#### Aim
Print the lines starting at the line containing "Rebuild this chart" and ending at the line containing "dc_low, dc_high = 211, 260", exactly and in full, without the pictures.

#### Record list
━━━━━━━━

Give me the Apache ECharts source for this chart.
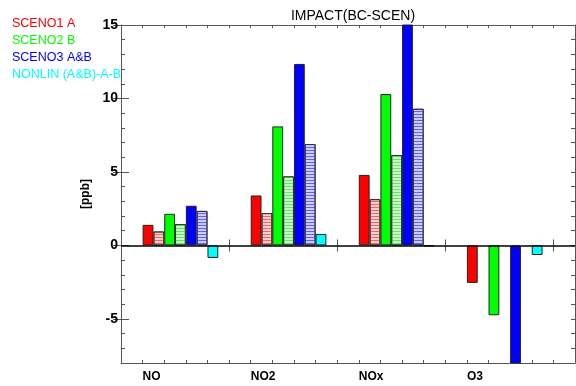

━━━━━━━━

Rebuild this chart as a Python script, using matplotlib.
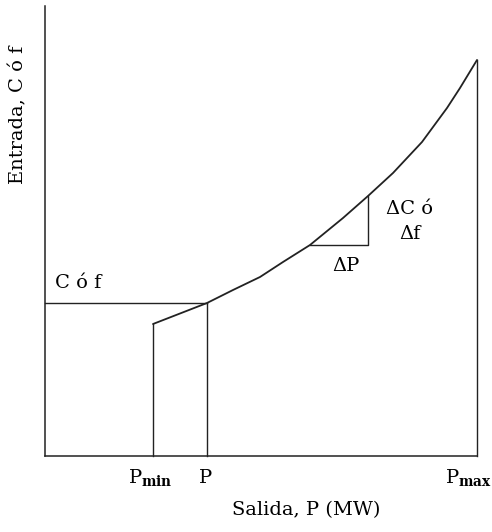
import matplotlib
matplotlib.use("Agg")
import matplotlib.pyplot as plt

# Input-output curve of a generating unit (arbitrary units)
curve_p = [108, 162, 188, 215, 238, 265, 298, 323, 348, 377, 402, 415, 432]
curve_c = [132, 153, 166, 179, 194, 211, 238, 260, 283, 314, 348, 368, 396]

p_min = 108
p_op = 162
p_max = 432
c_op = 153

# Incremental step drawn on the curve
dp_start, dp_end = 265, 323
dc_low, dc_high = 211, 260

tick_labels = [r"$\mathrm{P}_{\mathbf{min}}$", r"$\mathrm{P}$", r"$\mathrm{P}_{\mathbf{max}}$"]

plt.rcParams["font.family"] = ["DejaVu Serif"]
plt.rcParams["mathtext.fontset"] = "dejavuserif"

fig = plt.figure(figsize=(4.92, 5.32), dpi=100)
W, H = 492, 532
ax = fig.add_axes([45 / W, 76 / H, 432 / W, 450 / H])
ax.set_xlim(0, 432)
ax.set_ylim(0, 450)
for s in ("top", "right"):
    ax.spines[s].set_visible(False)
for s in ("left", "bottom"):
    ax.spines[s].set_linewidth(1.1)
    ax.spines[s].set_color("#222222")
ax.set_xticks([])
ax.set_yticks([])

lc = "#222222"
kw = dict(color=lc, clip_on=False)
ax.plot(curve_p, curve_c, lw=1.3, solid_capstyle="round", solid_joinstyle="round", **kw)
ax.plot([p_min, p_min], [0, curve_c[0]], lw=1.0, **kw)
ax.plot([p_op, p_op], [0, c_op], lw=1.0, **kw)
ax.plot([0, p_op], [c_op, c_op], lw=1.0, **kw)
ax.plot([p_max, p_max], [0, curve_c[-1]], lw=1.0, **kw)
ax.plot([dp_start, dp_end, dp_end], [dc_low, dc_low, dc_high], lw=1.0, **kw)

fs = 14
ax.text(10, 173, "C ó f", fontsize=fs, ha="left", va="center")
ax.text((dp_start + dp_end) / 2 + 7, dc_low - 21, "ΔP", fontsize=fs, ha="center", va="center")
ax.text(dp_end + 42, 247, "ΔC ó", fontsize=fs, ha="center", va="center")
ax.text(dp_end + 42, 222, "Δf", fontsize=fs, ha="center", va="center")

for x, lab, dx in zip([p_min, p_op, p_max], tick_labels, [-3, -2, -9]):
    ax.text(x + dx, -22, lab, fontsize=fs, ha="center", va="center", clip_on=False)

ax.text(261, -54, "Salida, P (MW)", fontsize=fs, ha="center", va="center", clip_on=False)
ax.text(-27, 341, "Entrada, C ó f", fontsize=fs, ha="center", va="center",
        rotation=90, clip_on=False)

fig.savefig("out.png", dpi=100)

━━━━━━━━

#### The completed task
Rebuild this chart as a Python script, using matplotlib.
import matplotlib
matplotlib.use("Agg")
import matplotlib.pyplot as plt

# Input-output curve of a generating unit (arbitrary units)
curve_p = [108, 162, 188, 215, 238, 265, 298, 323, 348, 377, 402, 415, 432]
curve_c = [132, 153, 166, 179, 194, 211, 238, 260, 283, 314, 348, 368, 396]

p_min = 108
p_op = 162
p_max = 432
c_op = 153

# Incremental step drawn on the curve
dp_start, dp_end = 265, 323
dc_low, dc_high = 211, 260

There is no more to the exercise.